NRA on Gun Problem: More Guns
Wednesday, January 2nd, 2013By Jeffrey Page
He spoke 2,100 words and took no questions as he educated the nation about how best to prevent gun violence in the schools. Arm the schools, said Wayne LaPierre with a straight face. He is the chief spokesman of the National Rifle Association
And to prove the NRA’s deep and abiding concern about mass shootings, LaPierre informed a news conference that the organization remained silent in the wake of the Newtown Massacre out of respect to the parents but now was forced – forced! – to weigh in. Why? Mostly because of “all the noise and anger” being directed at the NRA itself in the days after the murders of 26 children and staff at the Sandy Hook School.
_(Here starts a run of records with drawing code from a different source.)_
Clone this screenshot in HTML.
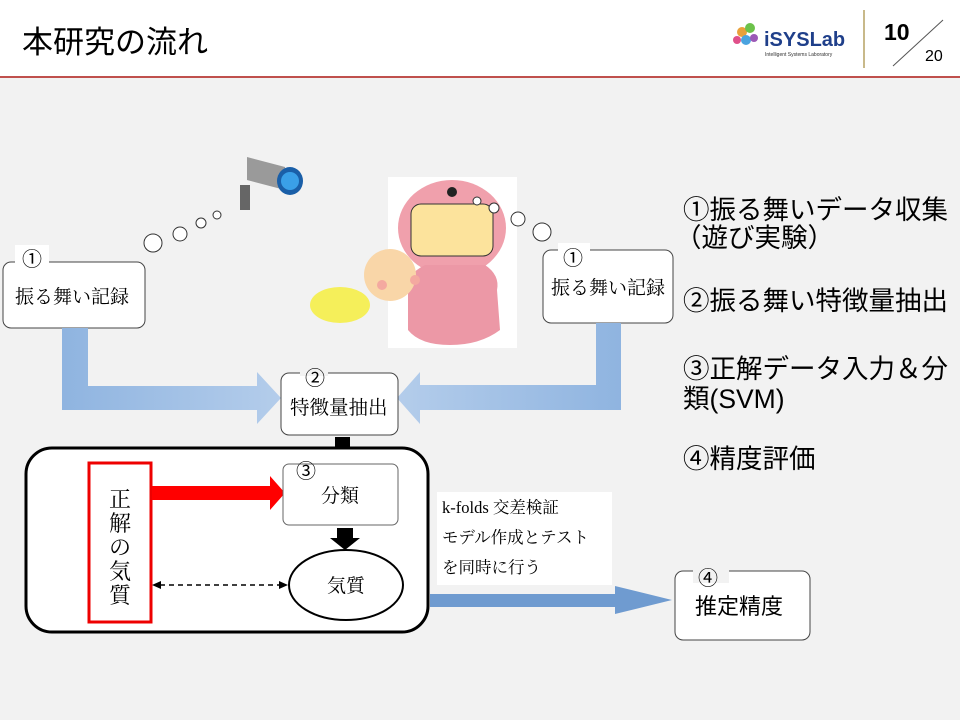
<!DOCTYPE html>
<html><head><meta charset="utf-8"><style>
body{margin:0;width:960px;height:720px;overflow:hidden;background:#f2f2f2;}
svg{display:block}
.s{font-family:"Liberation Serif","Noto Serif CJK SC",serif;}
.g{font-family:"Liberation Sans","Noto Sans CJK JP",sans-serif;}
</style></head><body>
<svg width="960" height="720" viewBox="0 0 960 720">
<defs>
<linearGradient id="bl" x1="0" x2="1" y1="0" y2="0"><stop offset="0" stop-color="#8fb4e0"/><stop offset="1" stop-color="#b4cdeb"/></linearGradient>
<linearGradient id="br" x1="1" x2="0" y1="0" y2="0"><stop offset="0" stop-color="#8fb4e0"/><stop offset="1" stop-color="#b4cdeb"/></linearGradient>
</defs>
<rect x="0" y="0" width="960" height="77" fill="#fff"/>
<rect x="0" y="76" width="960" height="2" fill="#c0504d"/>
<text x="22" y="53" class="g" font-size="31" fill="#000">本研究の流れ</text>
<g>
<circle cx="742" cy="32" r="5" fill="#e9a13b"/><circle cx="750" cy="28" r="5" fill="#6cc24a"/><circle cx="746" cy="40" r="5" fill="#4aa3df"/><circle cx="737" cy="40" r="4" fill="#e0508a"/><circle cx="754" cy="38" r="4" fill="#9b59b6"/>
<text x="764" y="46" class="g" font-size="20" font-weight="bold" fill="#1f3f8a">iSYSLab</text>
<text x="765" y="56" class="g" font-size="5" fill="#333">Intelligent Systems Laboratory</text>
</g>
<rect x="863" y="10" width="2" height="58" fill="#c8b98a"/>
<text x="884" y="40" class="g" font-size="23" font-weight="bold">10</text>
<line x1="893" y1="66" x2="943" y2="20" stroke="#555" stroke-width="1"/>
<text x="925" y="61" class="g" font-size="16">20</text>

<g>
<rect x="240" y="185" width="10" height="25" fill="#666"/>
<polygon points="247,157 285,167 285,190 247,180" fill="#9a9a9a"/>
<ellipse cx="290" cy="181" rx="13" ry="14" fill="#1a5fa8"/>
<circle cx="290" cy="181" r="9" fill="#3aa0e8"/>
</g>
<circle cx="153" cy="243" r="9" fill="#fff" stroke="#333"/>
<circle cx="180" cy="234" r="7" fill="#fff" stroke="#333"/>
<circle cx="201" cy="223" r="5" fill="#fff" stroke="#333"/>
<circle cx="217" cy="215" r="4" fill="#fff" stroke="#333"/>

<rect x="388" y="177" width="129" height="171" fill="#fff"/>
<ellipse cx="452" cy="228" rx="54" ry="48" fill="#f0a0ac"/>
<path d="M408,290 Q405,275 425,265 L485,265 Q500,275 497,290 L500,330 Q480,345 450,345 Q420,345 408,330Z" fill="#ec98a6"/>
<rect x="411" y="204" width="82" height="52" rx="10" fill="#fce39c" stroke="#333"/>
<circle cx="452" cy="192" r="5" fill="#222"/>
<circle cx="477" cy="201" r="4" fill="#fff" stroke="#333"/>
<circle cx="494" cy="208" r="5" fill="#fff" stroke="#333"/>
<circle cx="518" cy="219" r="7" fill="#fff" stroke="#333"/>
<circle cx="542" cy="232" r="9" fill="#fff" stroke="#333"/>
<ellipse cx="340" cy="305" rx="30" ry="18" fill="#f5ef5a"/>
<circle cx="390" cy="275" r="26" fill="#f9d6a8"/>
<circle cx="382" cy="285" r="5" fill="#f4a9a0"/>
<circle cx="415" cy="280" r="5" fill="#f4a9a0"/>

<rect x="3" y="262" width="142" height="66" rx="8" fill="#fff" stroke="#444"/>
<rect x="15" y="245" width="34" height="20" fill="#fff"/>
<text x="22" y="266" class="g" font-size="20">①</text>
<text x="15" y="303" class="s" font-size="19">振る舞い記録</text>
<rect x="543" y="250" width="130" height="73" rx="8" fill="#fff" stroke="#444"/>
<rect x="558" y="243" width="32" height="20" fill="#fff"/>
<text x="563" y="265" class="g" font-size="20">①</text>
<text x="551" y="294" class="s" font-size="19">振る舞い記録</text>

<path d="M62,328 L88,328 L88,386 L257,386 L257,372 L281,398 L257,424 L257,410 L62,410Z" fill="url(#bl)"/>
<path d="M621,323 L596,323 L596,385 L420,385 L420,372 L397,398 L420,424 L420,410 L621,410Z" fill="url(#br)"/>

<rect x="281" y="373" width="117" height="62" rx="8" fill="#fff" stroke="#444"/>
<rect x="300" y="356" width="28" height="20" fill="#f2f2f2"/>
<text x="305" y="385" class="g" font-size="20">②</text>
<text x="290" y="414" class="s" font-size="19.5">特徴量抽出</text>
<polygon points="335,437 350,437 350,447 358,447 342,460 326,447 335,447" fill="#000"/>

<rect x="26" y="448" width="402" height="184" rx="26" fill="#fff" stroke="#000" stroke-width="3"/>
<rect x="89" y="463" width="62" height="159" fill="#fff" stroke="#e00" stroke-width="3"/>
<g class="s" font-size="22" text-anchor="middle"><text x="120" y="507">正</text><text x="120" y="531">解</text><text x="120" y="555">の</text><text x="120" y="579">気</text><text x="120" y="603">質</text></g>
<polygon points="152,486 270,486 270,476 285,493 270,510 270,500 152,500" fill="#f00"/>
<rect x="283" y="464" width="115" height="61" rx="6" fill="#fff" stroke="#666"/>
<text x="296" y="478" class="g" font-size="20">③</text>
<text x="321" y="502" class="s" font-size="19">分類</text>
<polygon points="337,528 353,528 353,538 360,538 345,550 330,538 337,538" fill="#000"/>
<ellipse cx="346" cy="585" rx="57" ry="35" fill="#fff" stroke="#000" stroke-width="2"/>
<text x="327" y="592" class="s" font-size="19">気質</text>
<line x1="160" y1="585" x2="280" y2="585" stroke="#000" stroke-width="1.5" stroke-dasharray="5,4"/>
<polygon points="152,585 161,581 161,589" fill="#000"/><polygon points="288,585 279,581 279,589" fill="#000"/>

<rect x="437" y="492" width="175" height="93" fill="#fff"/>
<g class="s" font-size="16.5"><text x="442" y="513">k-folds 交差検証</text><text x="442" y="543">モデル作成とテスト</text><text x="442" y="573">を同時に行う</text></g>
<path d="M430,594 L615,594 L615,586 L672,600 L615,614 L615,607 L430,607Z" fill="#6f9bd0"/>

<rect x="675" y="571" width="135" height="69" rx="8" fill="#fff" stroke="#444"/>
<rect x="693" y="563" width="36" height="20" fill="#f2f2f2"/>
<text x="698" y="585" class="g" font-size="20">④</text>
<text x="695" y="614" class="g" font-size="22">推定精度</text>

<g class="g" font-size="26.5" fill="#000">
<text x="683" y="219">①振る舞いデータ収集</text>
<text x="675" y="247">（遊び実験）</text>
<text x="683" y="310">②振る舞い特徴量抽出</text>
<text x="683" y="378">③正解データ入力＆分</text>
<text x="683" y="408">類(SVM)</text>
<text x="683" y="468">④精度評価</text>
</g>
</svg>
</body></html>
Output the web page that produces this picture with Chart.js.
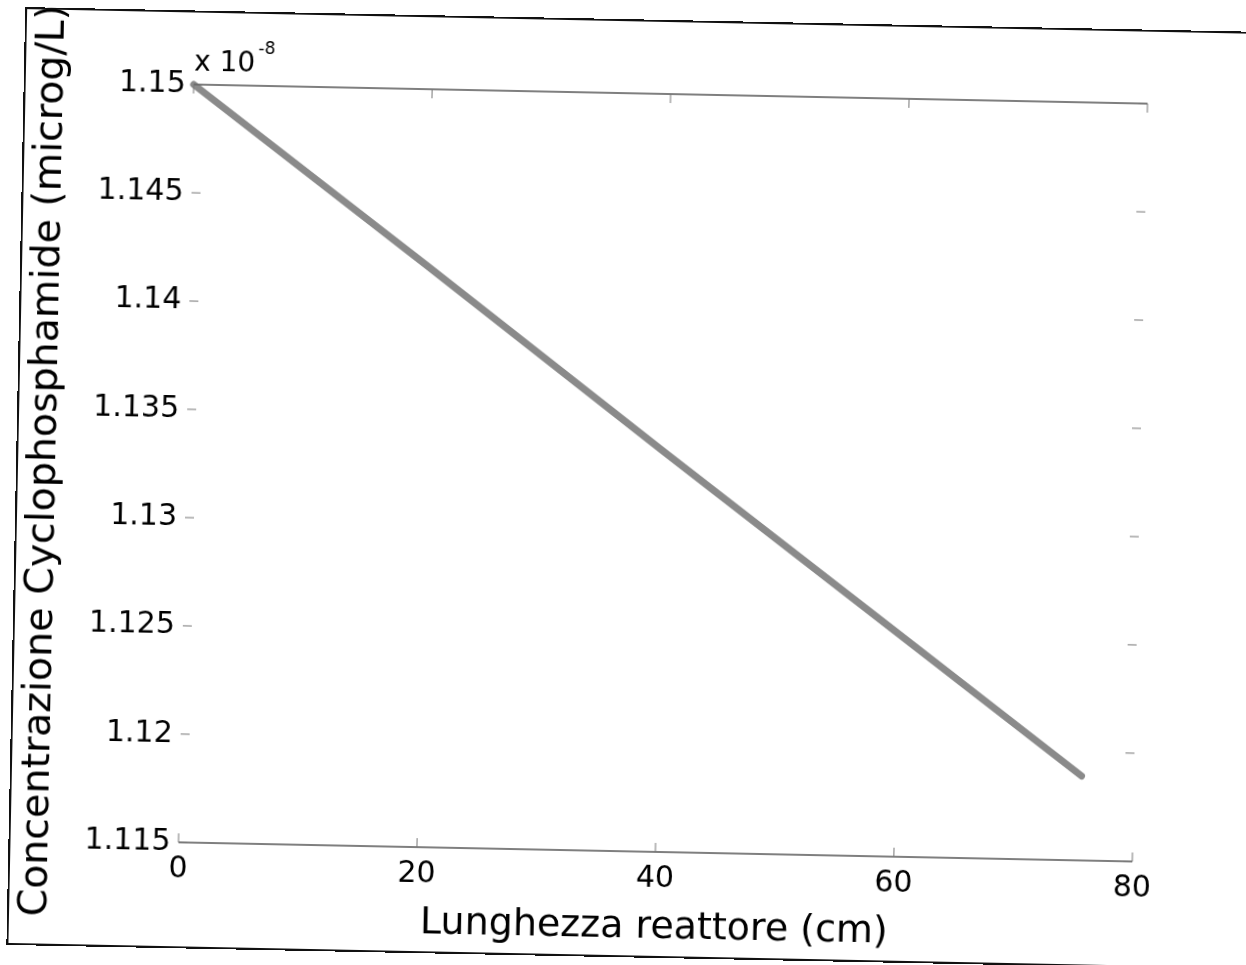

LaPierre wants a cop in every school. And if there aren’t enough police, he said, there are “millions” of retired police, “security professionals,” firefighters and others ready to take protective action. I get nervous when an expert tries to prove his point by citing nothing more specific than “millions.”
But back to the NRA’s proposal to turn our schools into armories. LaPierre wants changes, and he wants those changes right now, which sounds like a courageous, square-chin position until you consider some facts. LaPierre chose not to deal with the facts.
There are 132,270 public and private elementary and secondary school buildings from one coast to the other, according to the National Clearinghouse for Educational Facilities, based in Washington. In those buildings on a typical school day are 55 million students, plus 4.7 million teachers and other staff. LaPierre may want action right now, but he made no reference to how he would proceed to fill those schools and protect those kids and teachers.
Here are some points I would ask LaPierre to consider:
–Let’s end NRA grandstanding and get down to protecting children from armed angry lunatics. Specifically let’s take automatic weapons off the civilian market. The NRA should stop its Second Amendment handwringing and concede once and for all that the nation’s founders had no concept of automatic weapons, assault rifles and large-capacity magazines when they came up with the oddly worded right-to-bear-arms business in the Bill of Rights.
–In his news conference LaPierre never discussed how easy automatic weapons and large magazines make the work of mass killers. No loading one round at a time, just shove the magazine in and you’re set for action. As a result, LaPierre never acknowledged one of the findings in an informative story in Mother Jones Magazine on the history of gun violence in America over the last three decades. Mother Jones documented 62 mass shootings in the United States between 1982 and 2012. In those sprees, gunmen proved assault weapons and semi-automatic handguns to be the weapon of choice for mass killings: 103 people were shot to death by men with assault rifles and semi-automatics, while 39 died at the hands of killers with slower loading revolvers and shotguns.
–Let’s finally get real and acknowledge that the only use for automatics and assault weapons is to kill people.
–We need to make it much more difficult to get guns. In those 62 incidents, 49 of the murder weapons had been obtained legally by the killers. Only 12 were illegally obtained.
LaPierre ignored all that during his news conference and called for the nice-and-easy (read: simplistic) way to deal with gun violence in the schools. That is, to increase the number of guns in the schools so that the cop on duty can fight back when a killer shows up at the front door. LaPierre didn’t touch the question of a group of killers confronting the one cop on duty.
Nor did LaPierre address the fact that innocent people have been killed in places other than schools. A man walked into a McDonald’s in San Ysidro, Calif., in 1984 and shot 22 people to death and wounded 19 others. Should we station cops next to the griddles in the 12,000 McDonald’s restaurants? What about Burger King?
There are about 7,000 movie houses in the United States including the one in Aurora, Col. where 12 people were killed and 58 injured last summer. Armed police at the popcorn machine won’t help if a killer starts his work in the men’s room.
We need to have a serious discussion about revising the Second Amendment to limit the availability of weaponry by placing automatics and assault weapons where they belong: In the hands of the military and the police.